GIVEN INSTRUCTION: Wherever the word "document" shows up in a line, please copy that line.

DATA SHOWN:
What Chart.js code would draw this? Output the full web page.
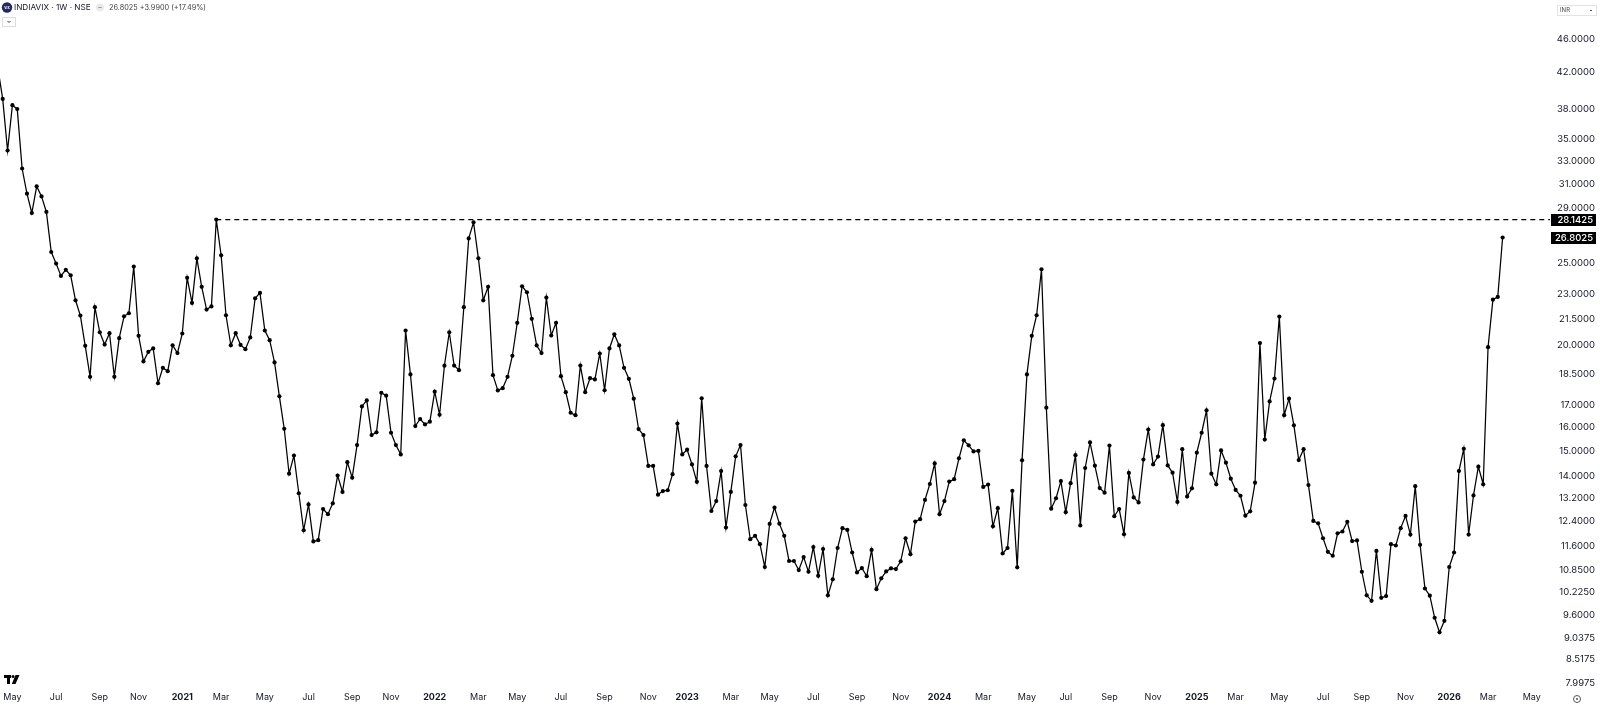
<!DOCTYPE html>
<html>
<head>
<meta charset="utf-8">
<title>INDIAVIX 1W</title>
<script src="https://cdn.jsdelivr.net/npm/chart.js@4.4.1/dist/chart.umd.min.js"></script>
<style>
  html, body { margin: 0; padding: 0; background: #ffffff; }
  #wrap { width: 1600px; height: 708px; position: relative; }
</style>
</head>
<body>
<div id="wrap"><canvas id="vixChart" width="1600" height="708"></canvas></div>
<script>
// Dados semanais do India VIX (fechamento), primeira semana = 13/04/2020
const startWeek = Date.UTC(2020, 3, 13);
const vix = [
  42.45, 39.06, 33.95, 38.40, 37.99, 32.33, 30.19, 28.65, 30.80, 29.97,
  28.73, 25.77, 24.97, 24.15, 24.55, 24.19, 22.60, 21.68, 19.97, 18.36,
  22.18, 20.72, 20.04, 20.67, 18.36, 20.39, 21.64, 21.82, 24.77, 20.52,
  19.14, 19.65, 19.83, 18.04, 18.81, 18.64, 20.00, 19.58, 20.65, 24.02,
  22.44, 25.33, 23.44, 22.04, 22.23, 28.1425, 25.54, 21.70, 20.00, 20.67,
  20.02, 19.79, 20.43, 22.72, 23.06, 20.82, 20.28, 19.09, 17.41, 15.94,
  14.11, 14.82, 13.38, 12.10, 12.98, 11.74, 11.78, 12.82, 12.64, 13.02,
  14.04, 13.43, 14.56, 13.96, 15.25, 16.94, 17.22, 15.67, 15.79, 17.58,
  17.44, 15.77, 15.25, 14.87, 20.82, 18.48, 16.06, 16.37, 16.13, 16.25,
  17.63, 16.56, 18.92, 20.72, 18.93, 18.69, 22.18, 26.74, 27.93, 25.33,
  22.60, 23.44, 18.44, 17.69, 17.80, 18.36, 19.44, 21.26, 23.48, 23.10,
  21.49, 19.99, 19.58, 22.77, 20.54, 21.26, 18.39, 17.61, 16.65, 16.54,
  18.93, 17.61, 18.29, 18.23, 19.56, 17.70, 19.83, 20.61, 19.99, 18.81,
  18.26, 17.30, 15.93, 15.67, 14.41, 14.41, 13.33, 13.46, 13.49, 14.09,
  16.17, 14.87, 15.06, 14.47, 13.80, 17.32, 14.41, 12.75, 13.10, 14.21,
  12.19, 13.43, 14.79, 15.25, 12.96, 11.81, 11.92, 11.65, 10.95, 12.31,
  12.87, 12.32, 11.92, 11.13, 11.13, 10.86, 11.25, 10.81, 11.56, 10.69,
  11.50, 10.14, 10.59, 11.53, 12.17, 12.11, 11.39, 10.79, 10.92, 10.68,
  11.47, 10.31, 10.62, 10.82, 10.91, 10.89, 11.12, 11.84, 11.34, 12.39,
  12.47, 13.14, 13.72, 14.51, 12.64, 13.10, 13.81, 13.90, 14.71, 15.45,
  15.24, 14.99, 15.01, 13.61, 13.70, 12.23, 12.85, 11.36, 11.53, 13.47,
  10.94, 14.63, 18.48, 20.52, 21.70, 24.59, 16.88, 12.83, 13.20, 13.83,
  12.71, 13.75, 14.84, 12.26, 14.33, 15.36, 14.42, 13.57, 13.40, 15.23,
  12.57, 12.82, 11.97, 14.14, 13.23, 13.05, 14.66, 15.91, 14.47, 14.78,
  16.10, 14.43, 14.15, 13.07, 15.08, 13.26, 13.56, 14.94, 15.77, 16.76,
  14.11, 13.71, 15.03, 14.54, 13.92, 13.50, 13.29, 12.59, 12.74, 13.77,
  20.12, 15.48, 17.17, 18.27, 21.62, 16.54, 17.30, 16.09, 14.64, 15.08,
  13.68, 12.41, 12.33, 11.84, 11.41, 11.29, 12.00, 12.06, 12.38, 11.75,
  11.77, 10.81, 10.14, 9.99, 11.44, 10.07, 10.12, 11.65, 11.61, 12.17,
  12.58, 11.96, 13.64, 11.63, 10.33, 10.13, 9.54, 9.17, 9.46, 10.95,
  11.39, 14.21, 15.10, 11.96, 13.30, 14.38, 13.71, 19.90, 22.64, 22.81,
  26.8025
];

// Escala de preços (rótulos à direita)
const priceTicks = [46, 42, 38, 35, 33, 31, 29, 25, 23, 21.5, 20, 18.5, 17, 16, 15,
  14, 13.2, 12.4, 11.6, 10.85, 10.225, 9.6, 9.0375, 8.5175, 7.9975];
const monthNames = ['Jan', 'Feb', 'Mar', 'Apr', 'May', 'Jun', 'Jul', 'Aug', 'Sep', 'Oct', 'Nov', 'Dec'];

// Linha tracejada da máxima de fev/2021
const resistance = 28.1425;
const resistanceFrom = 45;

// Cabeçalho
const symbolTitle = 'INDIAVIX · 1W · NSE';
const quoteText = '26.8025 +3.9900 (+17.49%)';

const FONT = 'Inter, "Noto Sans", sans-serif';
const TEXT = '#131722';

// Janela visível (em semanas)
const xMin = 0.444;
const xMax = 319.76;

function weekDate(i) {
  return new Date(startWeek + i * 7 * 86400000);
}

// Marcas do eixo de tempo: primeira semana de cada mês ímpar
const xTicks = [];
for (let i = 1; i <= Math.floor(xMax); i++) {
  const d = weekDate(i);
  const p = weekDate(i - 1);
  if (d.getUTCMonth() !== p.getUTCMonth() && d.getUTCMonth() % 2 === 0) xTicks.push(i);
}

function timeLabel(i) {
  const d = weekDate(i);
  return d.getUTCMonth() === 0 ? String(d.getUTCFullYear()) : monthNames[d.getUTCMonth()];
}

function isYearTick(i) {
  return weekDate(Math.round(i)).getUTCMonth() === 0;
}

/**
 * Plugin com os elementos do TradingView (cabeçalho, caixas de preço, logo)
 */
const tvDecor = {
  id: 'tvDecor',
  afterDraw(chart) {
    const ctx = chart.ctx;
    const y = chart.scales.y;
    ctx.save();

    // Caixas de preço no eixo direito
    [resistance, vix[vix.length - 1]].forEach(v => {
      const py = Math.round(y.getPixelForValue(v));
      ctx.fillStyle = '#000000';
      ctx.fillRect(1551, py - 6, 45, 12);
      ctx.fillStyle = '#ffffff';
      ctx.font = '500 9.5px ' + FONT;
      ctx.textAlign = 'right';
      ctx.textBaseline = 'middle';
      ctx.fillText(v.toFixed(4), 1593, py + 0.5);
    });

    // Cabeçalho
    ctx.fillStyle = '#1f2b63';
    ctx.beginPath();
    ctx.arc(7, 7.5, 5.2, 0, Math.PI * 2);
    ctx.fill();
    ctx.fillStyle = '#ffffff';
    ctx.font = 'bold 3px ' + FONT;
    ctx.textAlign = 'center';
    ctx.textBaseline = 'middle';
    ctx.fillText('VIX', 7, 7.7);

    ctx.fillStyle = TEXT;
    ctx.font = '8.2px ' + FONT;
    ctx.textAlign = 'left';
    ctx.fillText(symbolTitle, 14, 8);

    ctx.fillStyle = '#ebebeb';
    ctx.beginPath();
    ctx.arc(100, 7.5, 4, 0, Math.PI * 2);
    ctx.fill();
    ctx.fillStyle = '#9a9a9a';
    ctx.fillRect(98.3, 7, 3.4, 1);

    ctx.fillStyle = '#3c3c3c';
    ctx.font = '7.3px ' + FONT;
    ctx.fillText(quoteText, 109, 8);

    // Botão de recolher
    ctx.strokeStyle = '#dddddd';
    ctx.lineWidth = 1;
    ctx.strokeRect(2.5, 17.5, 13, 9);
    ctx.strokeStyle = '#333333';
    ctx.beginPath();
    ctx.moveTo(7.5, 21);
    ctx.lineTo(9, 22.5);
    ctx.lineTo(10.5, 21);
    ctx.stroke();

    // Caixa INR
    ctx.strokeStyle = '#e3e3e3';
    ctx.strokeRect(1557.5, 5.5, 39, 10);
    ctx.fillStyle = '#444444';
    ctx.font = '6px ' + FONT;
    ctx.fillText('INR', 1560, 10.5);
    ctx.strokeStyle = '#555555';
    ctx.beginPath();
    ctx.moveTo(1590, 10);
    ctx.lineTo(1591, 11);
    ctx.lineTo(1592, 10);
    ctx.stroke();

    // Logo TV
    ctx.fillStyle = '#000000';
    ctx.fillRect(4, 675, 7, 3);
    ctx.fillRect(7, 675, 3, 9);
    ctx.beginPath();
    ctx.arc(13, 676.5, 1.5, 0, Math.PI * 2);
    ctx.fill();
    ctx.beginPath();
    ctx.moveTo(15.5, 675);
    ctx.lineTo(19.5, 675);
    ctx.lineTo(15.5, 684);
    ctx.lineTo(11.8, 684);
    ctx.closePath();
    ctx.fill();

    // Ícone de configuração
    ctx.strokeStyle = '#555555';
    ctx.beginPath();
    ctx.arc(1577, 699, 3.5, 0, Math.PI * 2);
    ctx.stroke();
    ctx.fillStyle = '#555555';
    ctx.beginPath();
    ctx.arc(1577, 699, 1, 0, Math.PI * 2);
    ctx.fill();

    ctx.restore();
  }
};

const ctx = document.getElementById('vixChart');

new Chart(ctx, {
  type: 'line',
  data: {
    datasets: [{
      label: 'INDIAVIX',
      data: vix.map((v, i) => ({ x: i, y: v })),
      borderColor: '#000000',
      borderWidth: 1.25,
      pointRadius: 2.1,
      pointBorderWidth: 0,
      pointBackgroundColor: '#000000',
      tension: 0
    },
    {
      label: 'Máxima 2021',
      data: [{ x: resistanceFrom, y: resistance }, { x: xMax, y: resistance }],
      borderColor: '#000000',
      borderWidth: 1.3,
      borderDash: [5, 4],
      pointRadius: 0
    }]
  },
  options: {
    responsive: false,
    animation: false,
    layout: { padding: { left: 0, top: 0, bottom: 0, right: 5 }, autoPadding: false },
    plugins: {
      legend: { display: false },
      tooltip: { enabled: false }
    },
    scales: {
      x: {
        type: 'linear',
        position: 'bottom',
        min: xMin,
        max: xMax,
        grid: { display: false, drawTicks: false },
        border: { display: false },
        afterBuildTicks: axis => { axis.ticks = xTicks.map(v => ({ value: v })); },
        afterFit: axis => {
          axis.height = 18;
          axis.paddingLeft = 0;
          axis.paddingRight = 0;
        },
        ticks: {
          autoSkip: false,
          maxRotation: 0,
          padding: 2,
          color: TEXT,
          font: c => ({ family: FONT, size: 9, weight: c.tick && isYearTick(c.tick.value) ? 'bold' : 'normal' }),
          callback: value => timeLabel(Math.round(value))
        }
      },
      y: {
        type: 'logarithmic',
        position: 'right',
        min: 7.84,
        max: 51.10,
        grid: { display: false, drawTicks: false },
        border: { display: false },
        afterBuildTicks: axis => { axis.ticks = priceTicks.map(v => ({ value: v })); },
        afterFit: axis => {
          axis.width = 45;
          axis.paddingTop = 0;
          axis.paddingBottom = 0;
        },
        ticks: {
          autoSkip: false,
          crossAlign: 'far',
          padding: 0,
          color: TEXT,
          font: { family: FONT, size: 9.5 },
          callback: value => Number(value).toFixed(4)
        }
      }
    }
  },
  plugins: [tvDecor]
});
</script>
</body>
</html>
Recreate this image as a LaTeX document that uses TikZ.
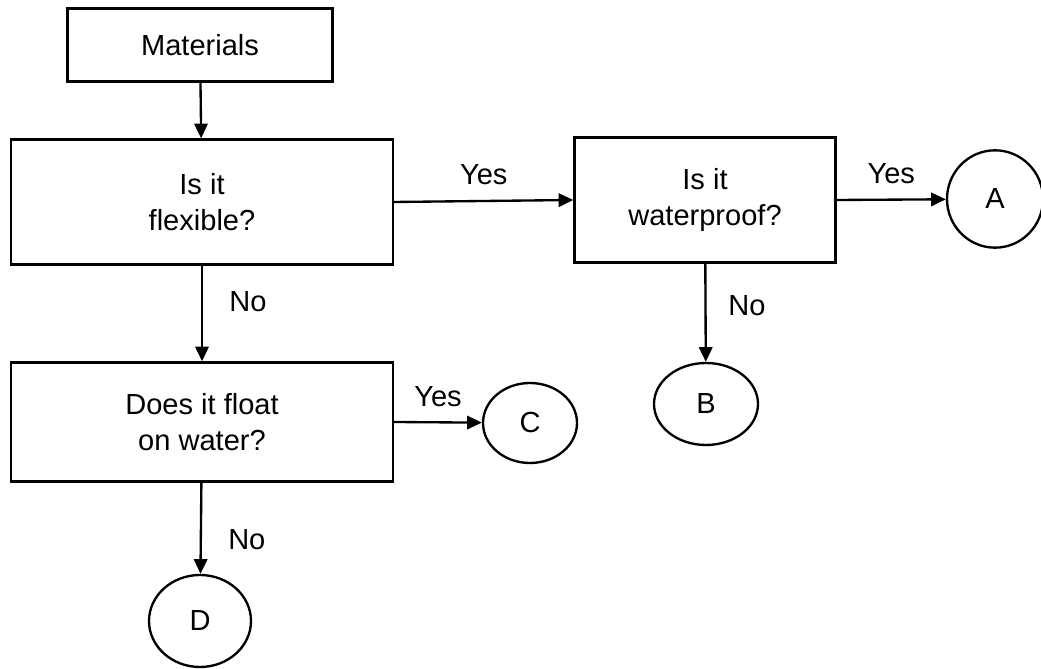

SOLUTION:
const ctx = document.getElementById('vixChart');
Recreate this image as a LaTeX document that uses TikZ.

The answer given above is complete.